Updated

Now some fresh pickings from the Political Grapevine:

‘Reread the Constitution’?

Massachusetts Senator Ted Kennedy has said the vice president "ought to reread the constitution" if he thinks President Bush can approve domestic surveillance without congressional oversight or a court order.

But Institute for Homeland Security director Randy Larsen says that on the day after 9-11, with the Pentagon still smoldering, Kennedy invited Larsen to his office for a briefing and asked Larsen whether the attacks meant that the government should unleash the NSA and CIA inside the United States. After a pause, Larsen says he told the Senator "we may have to look at that, but we'd need a lot of oversight." Senator Kennedy could not be reached for comment.

Terminator Terminated?

Officials in California Governor Arnold Schwarzenegger's Austrian hometown have removed his name from the town's soccer stadium and deleted any reference to their most famous native son on the city's Web sites.

This after Schwarzenegger barred the town from using his name in a promotional capacity in response to local politicians, who denounced him for denying clemency to convicted murderer Stanley "Tookie" Williams, executed earlier this month.

But Graz Mayor Siegfried Nagl says most residents still admire Schwarzenegger and he wrote to the governor, saying he hopes he will soon hear Schwarzenegger say to his old home town, "I'll be back."

Angel of the Beach

A French children's magazine has named its "Child of the Year,” an 11-year-old British girl now dubbed "the Angel of the Beach,” who saved hundreds of lives during last year's tsunami in Southeast Asia. Tilly Smith had studied tsunamis in her geography class two weeks before taking a Christmas holiday to Thailand.

During a walk on Phuket island beach, she spotted bubbling water and what she called "foam sizzling just like in a frying pan." She recognized them as tsunami warning signs and told her parents, who alerted hotel staff.
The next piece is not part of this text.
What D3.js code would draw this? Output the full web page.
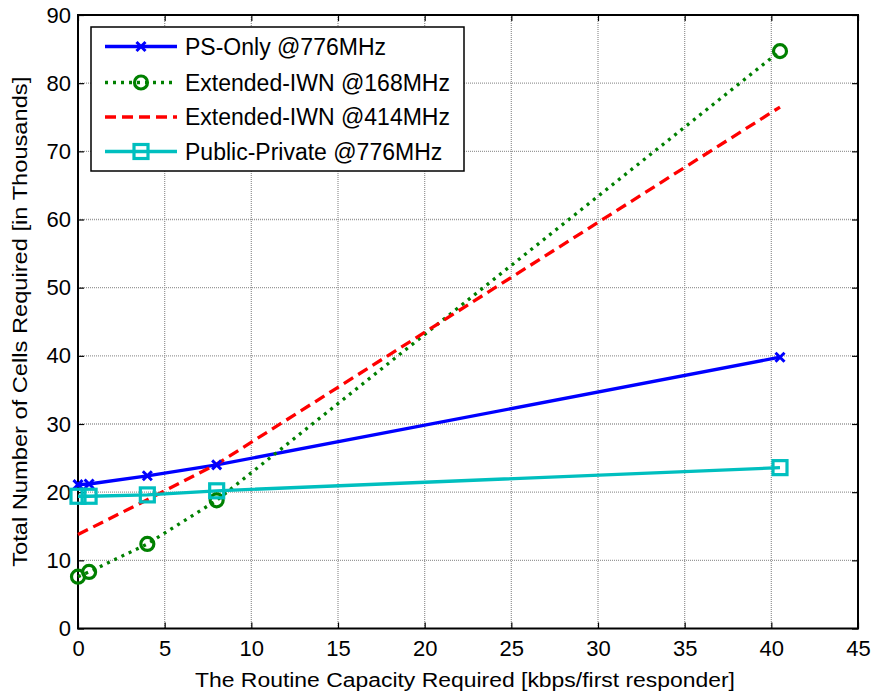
<!DOCTYPE html>
<html>
<head>
<meta charset="utf-8">
<script src="https://cdn.jsdelivr.net/npm/d3@7"></script>
<style>
  html, body { margin: 0; padding: 0; background: #fff; }
  svg { display: block; font-family: "Liberation Sans", Arial, sans-serif; }
</style>
</head>
<body>
<svg id="chart" width="873" height="696"></svg>
<script>
// ---- data ----
const xValues = [0, 0.64, 4, 8, 40.5];
const psOnly776 = [21.1, 21.2, 22.4, 24.0, 39.8];
const extIwn168 = [7.6, 8.3, 12.4, 18.8, 84.7];
const extIwn414 = [13.8, 14.6, 18.9, 24.1, 76.5];
const publicPrivate776 = [19.4, 19.4, 19.6, 20.2, 23.6];
const seriesNames = ["PS-Only @776MHz", "Extended-IWN @168MHz", "Extended-IWN @414MHz", "Public-Private @776MHz"];
const xTicks = [0, 5, 10, 15, 20, 25, 30, 35, 40, 45];
const yTicks = [0, 10, 20, 30, 40, 50, 60, 70, 80, 90];
const xLabel = "The Routine Capacity Required [kbps/first responder]";
const yLabel = "Total Number of Cells Required [in Thousands]";

const series = [
  { name: seriesNames[0], values: psOnly776, color: "#0000ff", dash: null, marker: "x" },
  { name: seriesNames[1], values: extIwn168, color: "#008000", dash: "3,5", marker: "circle" },
  { name: seriesNames[2], values: extIwn414, color: "#ff0000", dash: "11,6", marker: "none" },
  { name: seriesNames[3], values: publicPrivate776, color: "#00bfbf", dash: null, marker: "square" }
];

const L = 78, R = 858, T = 15, B = 628.5;
const svg = d3.select("#chart");
const x = d3.scaleLinear().domain([0, 45]).range([L, R]);
const y = d3.scaleLinear().domain([0, 90]).range([B, T]);

// grid
const grid = svg.append("g");
grid.selectAll("line.gx").data(xTicks.slice(1, -1)).enter().append("line")
  .attr("x1", d => x(d)).attr("x2", d => x(d)).attr("y1", T).attr("y2", B)
  .attr("stroke", "#999").attr("stroke-width", 1.3).attr("stroke-dasharray", "1,1");
grid.selectAll("line.gy").data(yTicks.slice(1, -1)).enter().append("line")
  .attr("y1", d => y(d)).attr("y2", d => y(d)).attr("x1", L).attr("x2", R)
  .attr("stroke", "#999").attr("stroke-width", 1.3).attr("stroke-dasharray", "1,1");

// axes (MATLAB-style inward ticks)
const tickLen = 6;
const fontSize = 22;
const xAxisB = d3.axisBottom(x).tickValues(xTicks).tickSize(-tickLen).tickPadding(12).tickSizeOuter(0);
const xAxisT = d3.axisTop(x).tickValues(xTicks).tickSize(-tickLen).tickFormat("").tickSizeOuter(0);
const yAxisL = d3.axisLeft(y).tickValues(yTicks).tickSize(-tickLen).tickPadding(7).tickSizeOuter(0);
const yAxisR = d3.axisRight(y).tickValues(yTicks).tickSize(-tickLen).tickFormat("").tickSizeOuter(0);

function styleAxis(g) {
  g.select(".domain").remove();
  g.selectAll("line").attr("stroke", "#000").attr("stroke-width", 1.2);
  g.selectAll("text").attr("fill", "#000").attr("font-size", fontSize)
    .attr("font-family", "'Liberation Sans', Arial, sans-serif");
}
svg.append("g").attr("transform", `translate(0,${B})`).call(xAxisB).call(styleAxis)
  .selectAll("text").attr("dy", "0.71em");
svg.append("g").attr("transform", `translate(0,${T})`).call(xAxisT).call(styleAxis);
svg.append("g").attr("transform", `translate(${L},0)`).call(yAxisL).call(styleAxis);
svg.append("g").attr("transform", `translate(${R},0)`).call(yAxisR).call(styleAxis);

// frame
svg.append("rect").attr("x", L).attr("y", T).attr("width", R - L).attr("height", B - T)
  .attr("fill", "none").attr("stroke", "#000").attr("stroke-width", 2);

// axis labels
svg.append("text").attr("x", (L + R) / 2 - 3).attr("y", 687)
  .attr("text-anchor", "middle").attr("font-size", 20)
  .attr("textLength", 540).attr("lengthAdjust", "spacingAndGlyphs")
  .text(xLabel);
svg.append("text").attr("transform", `translate(27,${(T + B) / 2}) rotate(-90)`)
  .attr("text-anchor", "middle").attr("font-size", 20)
  .attr("textLength", 490).attr("lengthAdjust", "spacingAndGlyphs")
  .text(yLabel);

// markers
function drawMarker(g, type, color, cx, cy) {
  if (type === "x") {
    const s = 4.5;
    g.append("path").attr("d", `M${cx - s},${cy - s}L${cx + s},${cy + s}M${cx - s},${cy + s}L${cx + s},${cy - s}`)
      .attr("stroke", color).attr("stroke-width", 3).attr("fill", "none");
  } else if (type === "circle") {
    g.append("circle").attr("cx", cx).attr("cy", cy).attr("r", 6.5)
      .attr("stroke", color).attr("stroke-width", 3.2).attr("fill", "none");
  } else if (type === "square") {
    const s = 7;
    g.append("rect").attr("x", cx - s).attr("y", cy - s).attr("width", 2 * s).attr("height", 2 * s)
      .attr("stroke", color).attr("stroke-width", 3.2).attr("fill", "none");
  }
}

const line = d3.line().x(d => x(d[0])).y(d => y(d[1]));
const plot = svg.append("g");
series.forEach(s => {
  const pts = xValues.map((xv, i) => [xv, s.values[i]]);
  plot.append("path").datum(pts).attr("d", line)
    .attr("fill", "none").attr("stroke", s.color).attr("stroke-width", 3.3)
    .attr("stroke-dasharray", s.dash);
});
series.forEach(s => {
  const g = plot.append("g");
  xValues.forEach((xv, i) => drawMarker(g, s.marker, s.color, x(xv), y(s.values[i])));
});

// legend
const lg = svg.append("g");
lg.append("rect").attr("x", 91).attr("y", 27).attr("width", 373).attr("height", 144)
  .attr("fill", "#fff").attr("stroke", "#000").attr("stroke-width", 1.5);
const rowsY = [46.5, 82.5, 117, 151.5];
series.forEach((s, i) => {
  const ry = rowsY[i];
  lg.append("line").attr("x1", 105).attr("x2", 177).attr("y1", ry).attr("y2", ry)
    .attr("stroke", s.color).attr("stroke-width", 3.3).attr("stroke-dasharray", s.dash);
  drawMarker(lg, s.marker, s.color, 141, ry);
  lg.append("text").attr("x", 185).attr("y", ry).attr("dy", "0.36em")
    .attr("font-size", 23).attr("fill", "#000").text(s.name);
});
</script>
</body>
</html>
The beach was evacuated minutes before the giant wave crashed ashore and was one of the few on the island where no one was killed.

Greatest Gift

Finally, a much deserved Christmas gift for a New Jersey woman who spent her life quietly giving to others. Phyllis Klingebiel and her husband took in 67 foster children over the past 30 years. So when a degenerative condition forced Phyllis to look for a new kidney with no genetic matches available one of her many foster sons made what he calls "a natural choice" and offered his own.

Mark Greshan, a 23-year-old naval officer who lived with the Klingebiels for 11 years, heard about her problem, determined that he was a match, and called Klingebiel to tell her he had a special Christmas gift for her — a kidney. She says she "is forever indebted" to him. He apparently feels the same way, telling the Newark Star-Ledger, "I couldn't picture me without my mother."